Il «cerchio magico» degli smemorati campani. Nel «feudo» di Luigi Di Maio, i consiglieri regionali pentastellati rischiano di spargere altro sale sulla ferita politica di «Rimborsopoli» e di creare ulteriori imbarazzi al candidato premier del Movimento a causa di alcune «dimenticanze» nella restituzione degli stipendi. L'ex capogruppo Valeria Ciarambino di Pomigliano d'Arco, responsabile politico del «Rally Tour» in Campania, non devolve la propria quota da settembre scorso, ad esempio. Tommaso Malerba è fermo, invece, ad agosto quando ha elargito al fondo per il microcredito appena 348 euro dei 7.884 euro percepiti in quel mese. La «pausa» di Gennaro Saiello dura da giugno, quando su circa 9mila euro di indennità ha registrato una eccedenza di 1287 euro. Da ottobre è in stop Michele Cammarano che, dei 9mila euro allora incassati, ha ceduto il 10 per cento circa, 841 euro. Un altro Vincenzo Viglione ha fermato i bonifici a settembre 2017 ma c'è da dire che l'ultimo era abbastanza sostanzioso (3.846 euro); dei 482mila euro messi da parte dal gruppo regionale M5S del Centro Direzionale, quasi un quarto è merito suo. Gli altri componenti Maria Muscarà e Luigi Cirillo invece sono in arretrato del solo mese di gennaio. A dicembre, infatti, la prima ha versato 1.662 euro e il secondo giusto la metà, 882.
Intanto, sono stati smascherati altri due massoni. Dopo il caso dell'avvocato Catello Vitiello a Castellammare di Stabia, nel Napoletano, i Cinquestelle si trovano ora alle prese con Piero Landi, candidato a Lucca nel collegio uninominale della Camera e iscritto alla loggia «Francesco Burlamacchi», e con Bruno Azzerboni, candidato all'uninominale in Calabria. Entrambi sono stati immediatamente espulsi dal Movimento al pari di Vitiello. «Al momento della sottoscrizione della candidatura non hanno detto la verità e non ci hanno informato di far parte di una loggia massonica recita una nota del Movimento Per questa ragione non possono stare nel M5S e sempre per questo motivo gli sarà richiesto di rinunciare al seggio. Li inibiamo dall'utilizzo del simbolo e ci riserviamo di agire nelle opportune sedi al fine di risarcire eventuali danni di immagine».

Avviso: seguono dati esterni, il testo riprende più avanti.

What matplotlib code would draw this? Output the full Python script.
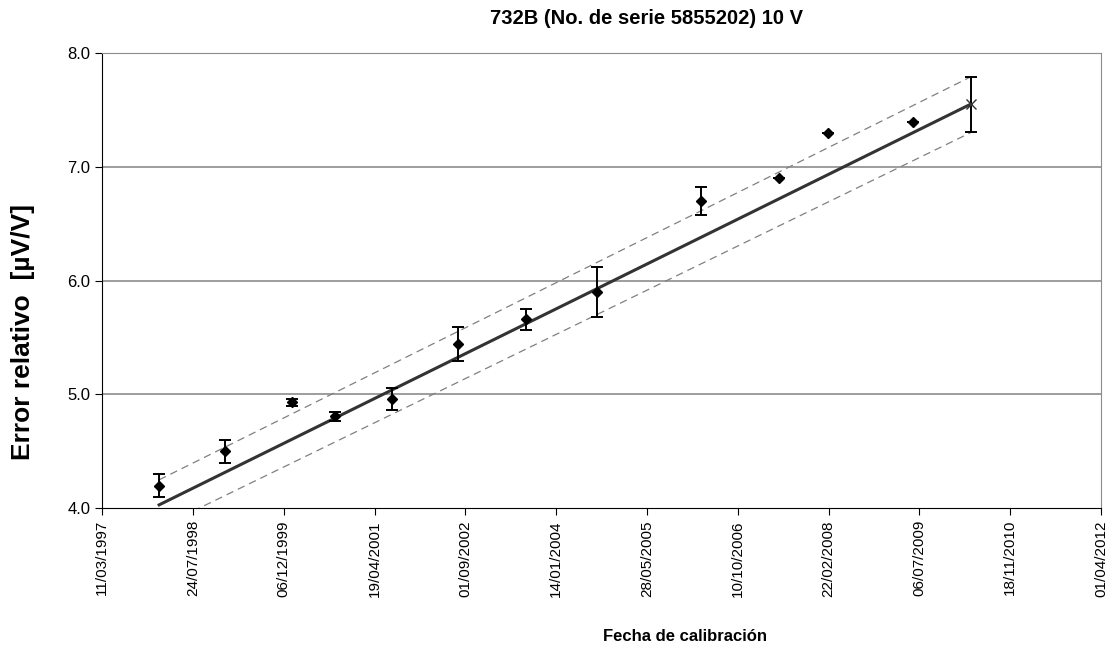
import datetime as dt
import matplotlib
matplotlib.use("Agg")
import matplotlib.pyplot as plt

matplotlib.rcParams['font.family'] = ['Liberation Sans', 'DejaVu Sans']

# calibration points (date, relative error uV/V, uncertainty)
cal_dates = [dt.date(1998, 1, 19), dt.date(1999, 1, 16), dt.date(2000, 1, 20),
             dt.date(2000, 9, 14), dt.date(2001, 7, 25), dt.date(2002, 7, 23),
             dt.date(2003, 8, 2), dt.date(2004, 8, 27), dt.date(2006, 3, 21),
             dt.date(2007, 5, 26), dt.date(2008, 2, 20), dt.date(2009, 6, 2)]
cal_vals = [4.20, 4.50, 4.93, 4.81, 4.96, 5.44, 5.66, 5.90, 6.70, 6.90, 7.30, 7.39]
cal_err = [0.10, 0.10, 0.03, 0.04, 0.10, 0.15, 0.09, 0.22, 0.12, 0.0, 0.0, 0.0]

# predicted value
pred_date = [dt.date(2010, 4, 13)]
pred_val = [7.55]
pred_err = [0.24]

# fit line and bands
trend_dates = [dt.date(1998, 1, 19), dt.date(2010, 4, 13)]
trend_vals = [4.03, 7.55]
upper_vals = [4.25, 7.79]
lower_vals = [3.83, 7.30]

tick_start = dt.date(1997, 3, 11)
tick_dates = [tick_start + dt.timedelta(days=500 * i) for i in range(12)]

fig = plt.figure(figsize=(11.1, 6.55), dpi=100)
ax = fig.add_axes([0.092, 0.224, 0.9, 0.695])

for yv in [5.0, 6.0, 7.0, 8.0]:
    ax.axhline(yv, color="#8c8c8c", lw=1.2, zorder=0)

ax.plot(trend_dates, upper_vals, color="#808080", lw=0.9, linestyle=(0, (6, 4)), zorder=1)
ax.plot(trend_dates, lower_vals, color="#808080", lw=0.9, linestyle=(0, (6, 4)), zorder=1)
ax.plot(trend_dates, trend_vals, color="#333333", lw=2.2, zorder=2)

ax.errorbar(cal_dates, cal_vals, yerr=cal_err, fmt="D", color="black", ms=5.5,
            ecolor="black", elinewidth=1.4, capsize=4, capthick=1.4, zorder=3)
ax.errorbar(pred_date, pred_val, yerr=pred_err, fmt="x", color="#333333", ms=7,
            ecolor="black", elinewidth=1.4, capsize=4, capthick=1.4, zorder=3)

ax.set_xlim(tick_dates[0], tick_dates[-1])
ax.set_ylim(4.0, 8.0)
ax.set_yticks([4.0, 5.0, 6.0, 7.0, 8.0])
ax.set_yticklabels(["4.0", "5.0", "6.0", "7.0", "8.0"], fontsize=12)
ax.set_xticks(tick_dates)
ax.set_xticklabels([d.strftime("%d/%m/%Y") for d in tick_dates], rotation=90, fontsize=11)
ax.tick_params(axis="both", direction="out", length=5, color="black")

ax.spines['top'].set_color("#8c8c8c")
ax.spines['right'].set_color("#8c8c8c")
ax.spines['left'].set_color("black")
ax.spines['bottom'].set_color("black")

fig.text(0.021, 0.493, "Error relativo  [\u00b5V/V]", fontsize=19, fontweight="bold",
         rotation=90, ha="center", va="center")
fig.text(0.617, 0.028, "Fecha de calibración", fontsize=12, fontweight="bold",
         ha="center", va="center")
fig.text(0.582, 0.972, "732B (No. de serie 5855202) 10 V", fontsize=14.5, fontweight="bold",
         ha="center", va="center")

fig.savefig("out.png", dpi=100)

Al di là dei grembiulini più o meno «in sonno», è sui rimborsi che si gioca però la partita politicamente più rilevante per Di Maio & co. Tanto a Roma quanto a Bruxelles dove, oltre a David Borrelli, sarebbe pronta a lasciare il gruppo anche l'eurodeputata Giulia Moi. Il motivo è sempre lo stesso: non aver firmato la liberatoria sui dati bancari per consentire il controllo sui bonifici. Ieri, la deputata Giulia Sarti ha inaugurato però un nuovo filone. Denunciando, presso la Questura di Rimini, il suo ex fidanzato, Bogdan Andrea Tibusche, e accusandolo di aver sottratto alcune migliaia di euro in merito alla vicenda delle restituzioni «fantasma». Ma è la nuova video-inchiesta delle Iene, pubblicata sul portale web, che sbugiarda Di Maio a proposito dell'entità dello scandalo. Il politico di Pomigliano d'Arco aveva contato otto «mele marce» nel Movimento. Deputati e senatori che avevano provocato un ammanco di circa 800mila euro annullando le disposizioni di pagamento on line appena effettuate. Secondo l'indagine giornalistica di Filippo Roma e Marco Occhipinti, i «furbetti del bonifico» sarebbero invece almeno quattordici. E avrebbero provocato un buco nel bilancio pentastellato di circa un milione e mezzo di euro. Non solo utilizzando il sistema della revoca del bonifico ma escogitando «un altro giochino originale per trattenere più soldi nelle loro tasche». Uno scandalo che rischia di allargarsi ogni giorno sempre di più e che, per questo motivo, ha convinto il capo politico pentastellato a tentare la carta del depistaggio mediatico per spostare altrove l'attenzione.
Ieri in un video postato sulla sua pagina Facebook, rivolgendosi ai leader degli altri partiti, ha proposto di convergere su una legge che «dimezza lo stipendio dei parlamentari e introduce la rendicontazione puntuale dei rimborsi spesa». Ma nessuno è cascato nel tranello.